Making change

Combahee River Collective Statement (1977)

The changing ways of change

Stoking change in our society has itself undergone change in the past generation, with little agreement.  Some folks think the younger generations went soft, and don't have the gumption to protest anymore1. It seems to me that the way we protest has changed, though, and even if we don't reinvent the wheel, we may need to tweak it.  On a daily basis, I identify with the concept that the best way to help others is to be beyond need for help oneself2, but there is a point where I will fight, push and agitate.  That point is not necessarily a commonality.

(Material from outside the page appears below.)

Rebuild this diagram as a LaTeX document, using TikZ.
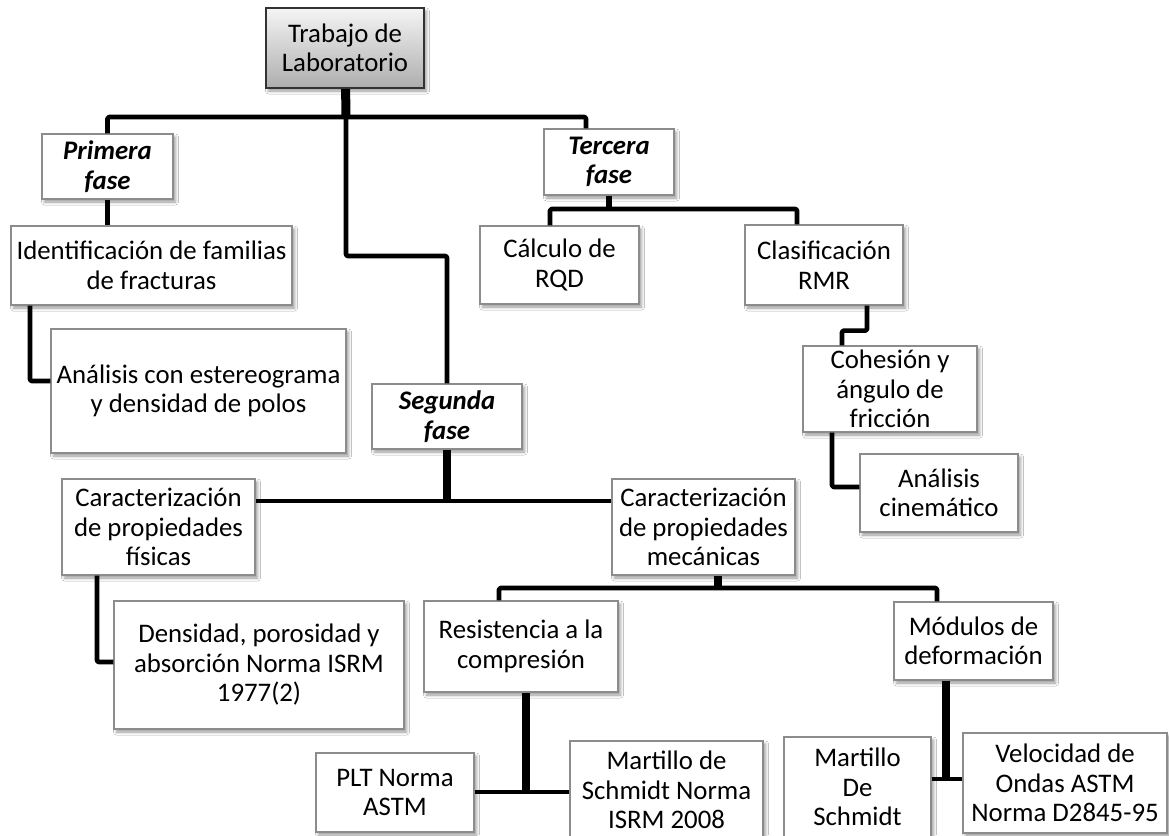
\documentclass[tikz,border=0pt]{standalone}
\usepackage{fontspec}
\setmainfont{Carlito}
\usetikzlibrary{shadows.blur}

\tikzset{
  box/.style={draw=black!45, line width=1.3pt, fill=white, inner sep=0pt,
    align=center, font=\fontsize{26.8}{29.5}\selectfont,
    blur shadow={shadow xshift=2.5pt, shadow yshift=-3pt,
      shadow blur radius=3pt, shadow opacity=40}},
  rootbox/.style={box, draw=black!80, line width=2.2pt,
    top color=black!4, bottom color=black!32},
  phasebox/.style={box, font=\fontsize{26.8}{29.5}\selectfont\bfseries\itshape},
  conn/.style={draw=black, line width=4.6pt, line join=round, rounded corners=1.5pt},
  stub/.style={draw=black, line width=7.5pt},
}

\begin{document}
\begin{tikzpicture}[x=1pt, y=-1pt]
  \useasboundingbox (0,0) rectangle (1169,835);
  \clip (0,0) rectangle (1169,835);
  \fill[white] (0,0) rectangle (1169,835);

  % ---- boxes ----
  \node[rootbox, minimum width=158, minimum height=80] (top) at (345,48) {Trabajo de\\Laboratorio};

  \node[phasebox, minimum width=131, minimum height=65] (prim) at (107.5,166.5) {Primera\\fase};
  \node[box, minimum width=281, minimum height=79] (ident) at (151.5,265.5) {Identificación de familias\\de fracturas};
  \node[box, minimum width=295, minimum height=124] (anal) at (198.5,391) {Análisis con estereograma\\y densidad de polos};

  \node[phasebox, minimum width=150, minimum height=65] (seg) at (447,416.5) {Segunda\\fase};
  \node[box, minimum width=193, minimum height=96] (fis) at (158.5,527) {Caracterización\\de propiedades\\físicas};
  \node[box, minimum width=290, minimum height=128] (dens) at (259,665) {Densidad, porosidad y\\absorción Norma ISRM\\1977(2)};
  \node[box, minimum width=183, minimum height=96] (mec) at (703.5,527) {Caracterización\\de propiedades\\mecánicas};
  \node[box, minimum width=194, minimum height=91] (res) at (521,646.5) {Resistencia a la\\compresión};
  \node[box, minimum width=159, minimum height=78] (mod) at (973.5,641) {Módulos de\\deformación};
  \node[box, minimum width=158, minimum height=79] (plt) at (395,792.5) {PLT Norma\\ASTM};
  \node[box, minimum width=193, minimum height=98] (mart) at (666.5,790) {Martillo de\\Schmidt Norma\\ISRM 2008};
  \node[box, minimum width=147, minimum height=100] (mds) at (857.5,787) {Martillo\\De\\Schmidt};
  \node[box, minimum width=204, minimum height=100] (vel) at (1065,783) {Velocidad de\\Ondas ASTM\\Norma D2845-95};

  \node[phasebox, minimum width=130, minimum height=66] (terc) at (609,162) {Tercera\\fase};
  \node[box, minimum width=159, minimum height=78] (calc) at (559.5,265) {Cálculo de\\RQD};
  \node[box, minimum width=158, minimum height=80] (clas) at (824,265) {Clasificación\\RMR};
  \node[box, minimum width=174, minimum height=86] (cohe) at (890,389) {Cohesión y\\ángulo de\\fricción};
  \node[box, minimum width=158, minimum height=78] (cine) at (939,493) {Análisis\\cinemático};

  % ---- junction points ----
  \coordinate (j0) at (346,117);
  \coordinate (jt) at (609,209);
  \coordinate (js) at (447,501);
  \coordinate (jm) at (718,588);
  \coordinate (jr) at (526,792);
  \coordinate (jmo) at (946,779);

  % ---- connectors ----
  \draw[stub, line width=9pt] (top) -- (j0);
  \draw[conn] (prim.north) |- (j0) -| ([xshift=-23pt]terc.north);
  \draw[conn] (j0) -- ++(0,139) -| (seg.north);
  \draw[conn] (prim.south) -- (prim.south |- ident.north);
  \draw[conn] ([xshift=-121.5pt]ident.south) |- ([yshift=10pt]anal.west);

  \draw[stub] (seg) -- (js);
  \draw[conn] ([yshift=26pt]fis.east) -- ([yshift=26pt]mec.west);
  \draw[conn] ([xshift=-61.5pt]fis.south) |- ([yshift=3pt]dens.west);

  \draw[stub] ([xshift=14.5pt]mec.south) -- (jm);
  \draw[conn] ([xshift=-22pt]res.north) |- (jm) -| ([xshift=-36.5pt]mod.north);
  \draw[stub] ([xshift=5pt]res.south) -- (jr);
  \draw[conn] (plt.east |- jr) -- (mart.west |- jr);
  \draw[stub] ([xshift=-27.5pt]mod.south) -- (jmo);
  \draw[conn] (mds.east |- jmo) -- (vel.west |- jmo);

  \draw[conn, line width=5.5pt] (terc) -- (jt);
  \draw[conn] ([xshift=-9.5pt]calc.north) |- (jt) -| ([xshift=-27pt]clas.north);
  \draw[conn] ([xshift=43pt]clas.south) -- ++(0,25) -| ([xshift=-48pt]cohe.north);
  \draw[conn] ([xshift=-58pt]cohe.south) |- ([yshift=6pt]cine.west);
\end{tikzpicture}
\end{document}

Handing down the wheel they invented

Based on the shared experience of a collective of black feminists who met from 1974-1977, the steps for change they used were:

  1. Create and attend support group
  2. Attend relevant conferences and meet other groups for change
  3. Continue as a consciousness-raising group
  4. Address interpersonal differences among group
  5. Utilize study group
  6. Write, Publish, Distribute
  7. Organize
  8. Practice Politics

Balancing the drive

I spent some time working in government, and I argue that there is a certain amount of good in having government steeped in beaurocracy.  You don't want your government swaying and changing with routine or haste (or personal politics like vengeance and pride), and you want this slowness to increase the more encompassing the authority.  Local government can react quicker than State than Federal, which is beneficial because at the local level, if your government passes a new law that you can't abide, you can get up and move an hour away and be free of it.  When new laws are passed at the national level, you are committing everyone to that change with little option for recourse.

You also don't want your government taking risks the way the private sector does.  It's a plodding process, but it has its advantages.

Self-reflection

Eroticizing equality is a tall order.  Myself and Progressive Erotica as a project have followed some of the steps for change that the Combahee ladies used, but not consistently in person.  Many folks have found success using the internet to find their groups and get organized.  If nothing else, I know the PE project has sparked a lot of personal growth and great conversations around the country.  I see this as a request for social change, but it's not a policy issue.  I imagine PE to be a small part of a large, slow movement.

 

With thanks to Combahee River Collective Statement (1977), Revolutionary Rumors PRESS, Partido de la Izquierda Erotica - PIE - Party of the Erotic Left

1 I read an interview with Neil Young a few years back during the Bush years where he railed against the younger generation, saying the older folks would have to stand up and do the work since we weren't.  I can't find this on the internet now, but it's a common theme if you just google his name and "blame".